Com essa complexidade técnica, ainda que as diferentes composições de plástico sejam potencialmente recicláveis, na prática, muitas delas não o são, afirma o relatório.

Pesa, ainda, a questão econômica. Segundo o estudo, os custos dos processamentos seguem altos e o produto resultante tem menor qualidade e aplicação restrita. Desse modo, a resina plástica virgem, obtida diretamente dos combustíveis fósseis, costuma ser mais barata do que a resina plástica reciclada.

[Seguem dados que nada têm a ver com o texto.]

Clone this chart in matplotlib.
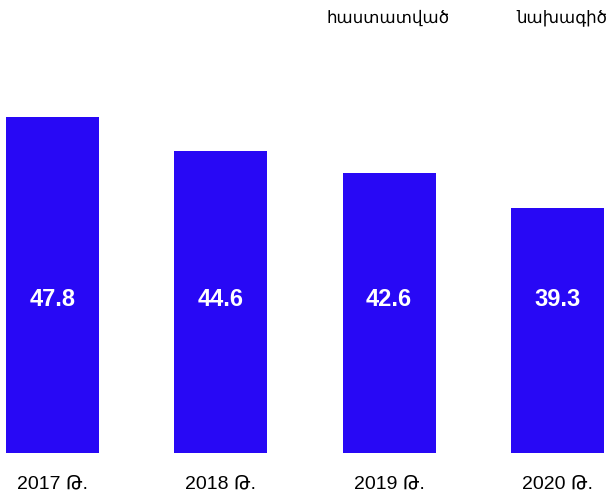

"Toda a cadeia produtiva do plástico tem culpa, em algum grau, por essa fraude. Mas são as empresas petroquímicas, de petróleo e de gás, que mais usaram a falsa promessa de reciclagem para aumentar exponencialmente a produção de resina virgem", afirma Allen, para quem a promessa da reciclagem criou um crise global de resíduos plásticos e impôs custos significativos a governos locais e comunidades responsáveis pelo manejo de resíduos.

No Brasil, o Planares (Plano Nacional de Resíduos Sólidos), de 2022, estabelece metas de reciclagem para embalagens plásticas, que serão elevadas para 30% em 2024, com vistas a atingir 50% em 2040.

Para a gestora ambiental Isabella Vallin, do Núcleo de Pesquisa em Organizações, Sociedade e Sustentabilidade da USP (Universidade de São Paulo), a medida ainda é insuficiente. "Ainda que a indústria recicle 30% do resíduo plástico, isso é pouco significativo frente ao volume gerado pela indústria, com grande impacto ambiental."

Segundo a engenheira Tereza Cristina Melo de Brito Carvalho, coordenadora do Laboratório de Sustentabilidade da Poli-USP, o plástico não é um vilão, mas deveria ter seu uso descartável restrito a áreas essenciais, como a saúde.

"É uma questão profunda porque o plástico permeia embalagens, vestimenta, mobiliário e quase toda a sociedade moderna. E, por isso, temos tantos aglomerados econômicos interessados em proteger essa indústria e em não reconhecer certas informações [como as do estudo do CCI]."